-------- Data extract

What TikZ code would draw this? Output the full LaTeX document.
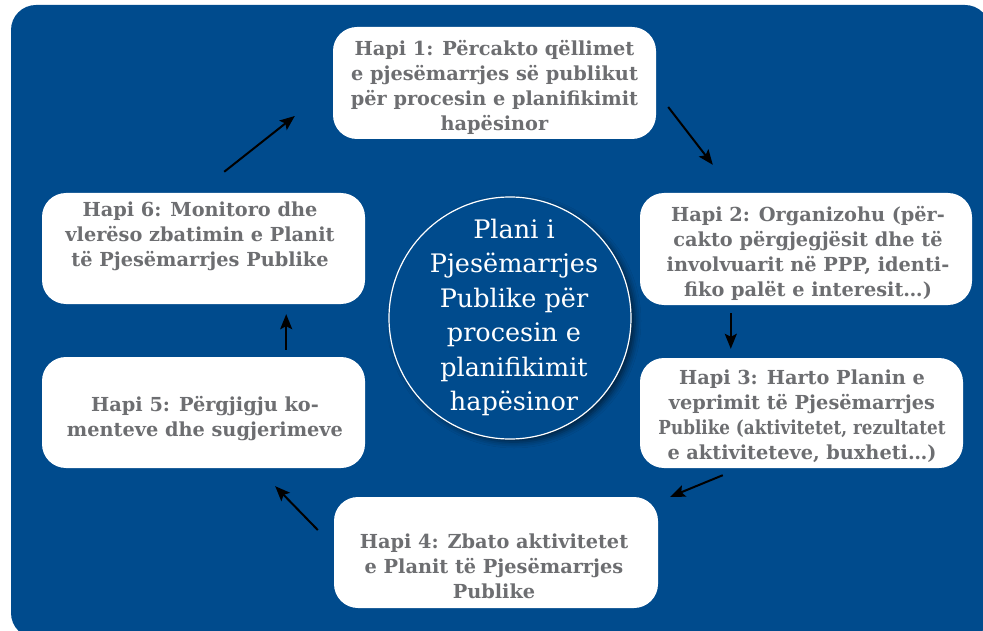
\documentclass[tikz,border=0pt]{standalone}
\usepackage{fontspec}
\setmainfont{DejaVu Serif}
\usetikzlibrary{calc,arrows.meta,shadows.blur}
\definecolor{bgblue}{RGB}{0,75,141}
\definecolor{txtgray}{RGB}{109,110,113}
\tikzset{
  stepbox/.style={draw=none,fill=white,rounded corners=24pt,inner sep=0pt},
  steptext/.style={align=center,text=txtgray,inner sep=0pt,
    font=\fontsize{19.3}{25}\selectfont\bfseries},
  conn/.style={line width=2pt,-{Stealth[length=15pt,width=12pt,inset=3pt]}},
  centertext/.style={align=center,text=white,inner sep=0pt,
    font=\fontsize{25.5}{34.4}\selectfont},
}
\begin{document}
\begin{tikzpicture}[x=1pt,y=-1pt]
\useasboundingbox (0,0) rectangle (983,631);
\clip (0,0) rectangle (983,631);
\fill[bgblue,rounded corners=25pt] (11,5) rectangle (990,638);

% boxes
\node[stepbox,minimum width=323pt,minimum height=112pt] (b1) at (494.5,83) {};
\node[stepbox,minimum width=332pt,minimum height=112pt] (b2) at (806,249) {};
\node[stepbox,minimum width=323pt,minimum height=110pt] (b3) at (801.5,413) {};
\node[stepbox,minimum width=324pt,minimum height=111pt] (b4) at (496,552.5) {};
\node[stepbox,minimum width=323pt,minimum height=111pt] (b5) at (203.5,412.5) {};
\node[stepbox,minimum width=323pt,minimum height=111pt] (b6) at (203.5,248.5) {};

% texts
\node[steptext] (t1) at (494.5,87.5) {Hapi 1: Përcakto qëllimet\\e pjesëmarrjes së publikut\\për procesin e planifikimit\\hapësinor};
\node[steptext] (t2) at (808,253) {Hapi 2: Organizohu (për-\\cakto përgjegjësit dhe të\\involvuarit në PPP, identi-\\fiko palët e interesit…)};
\node[steptext] (t3) at (802,416) {Hapi 3: Harto Planin e\\veprimit të Pjesëmarrjes\\\scalebox{0.87}[1]{Publike (aktivitetet, rezultatet}\\e aktiviteteve, buxheti…)};
\node[steptext] (t4) at (494,566) {Hapi 4: Zbato aktivitetet\\e Planit të Pjesëmarrjes\\Publike};
\node[steptext] (t5) at (205,418.5) {Hapi 5: Përgjigju ko-\\menteve dhe sugjerimeve};
\node[steptext] (t6) at (200,236.5) {Hapi 6: Monitoro dhe\\vlerëso zbatimin e Planit\\të Pjesëmarrjes Publike};

% center circle
\node[circle,draw=white,line width=1.2pt,fill=bgblue,minimum size=242pt,inner sep=0pt,
  blur shadow={shadow xshift=4pt,shadow yshift=-3pt,shadow blur radius=6pt,shadow opacity=55}] (c) at (510,318) {};
\node[centertext] (ct) at (514,317.5) {Plani i\\Pjesëmarrjes\\Publike për\\procesin e\\planifikimit\\hapësinor};

% connector end points
\coordinate (a1s) at ($(b1.east)+(12,24)$);
\coordinate (a1e) at ($(b2.north west)+(73,-28)$);
\coordinate (a2s) at ($(b2.south west)+(91,8)$);
\coordinate (a2e) at ($(b3.north west)+(91,-9)$);
\coordinate (a3s) at ($(b3.south west)+(83,7)$);
\coordinate (a3e) at ($(b4.north east)+(12,0)$);
\coordinate (a4s) at ($(b4.west)+(-16,-22.5)$);
\coordinate (a4e) at ($(b5.south east)+(-90,18)$);
\coordinate (a5s) at ($(b5.north east)+(-79,-7)$);
\coordinate (a5e) at ($(b6.south east)+(-79,10)$);
\coordinate (a6s) at ($(b6.north east)+(-141,-21)$);
\coordinate (a6e) at ($(b1.west)+(-38,33)$);

\draw[conn] (a1s) -- (a1e);
\draw[conn] (a2s) -- (a2e);
\draw[conn] (a3s) -- (a3e);
\draw[conn] (a4s) -- (a4e);
\draw[conn] (a5s) -- (a5e);
\draw[conn] (a6s) -- (a6e);
\end{tikzpicture}
\end{document}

----------------

*Problem statement*
Quote, exactly and only, the lines from the first line of the data above through the line containing "(11,5) rectangle (990,638);". The pictures do not belong in it.

*Right answer*
What TikZ code would draw this? Output the full LaTeX document.
\documentclass[tikz,border=0pt]{standalone}
\usepackage{fontspec}
\setmainfont{DejaVu Serif}
\usetikzlibrary{calc,arrows.meta,shadows.blur}
\definecolor{bgblue}{RGB}{0,75,141}
\definecolor{txtgray}{RGB}{109,110,113}
\tikzset{
  stepbox/.style={draw=none,fill=white,rounded corners=24pt,inner sep=0pt},
  steptext/.style={align=center,text=txtgray,inner sep=0pt,
    font=\fontsize{19.3}{25}\selectfont\bfseries},
  conn/.style={line width=2pt,-{Stealth[length=15pt,width=12pt,inset=3pt]}},
  centertext/.style={align=center,text=white,inner sep=0pt,
    font=\fontsize{25.5}{34.4}\selectfont},
}
\begin{document}
\begin{tikzpicture}[x=1pt,y=-1pt]
\useasboundingbox (0,0) rectangle (983,631);
\clip (0,0) rectangle (983,631);
\fill[bgblue,rounded corners=25pt] (11,5) rectangle (990,638);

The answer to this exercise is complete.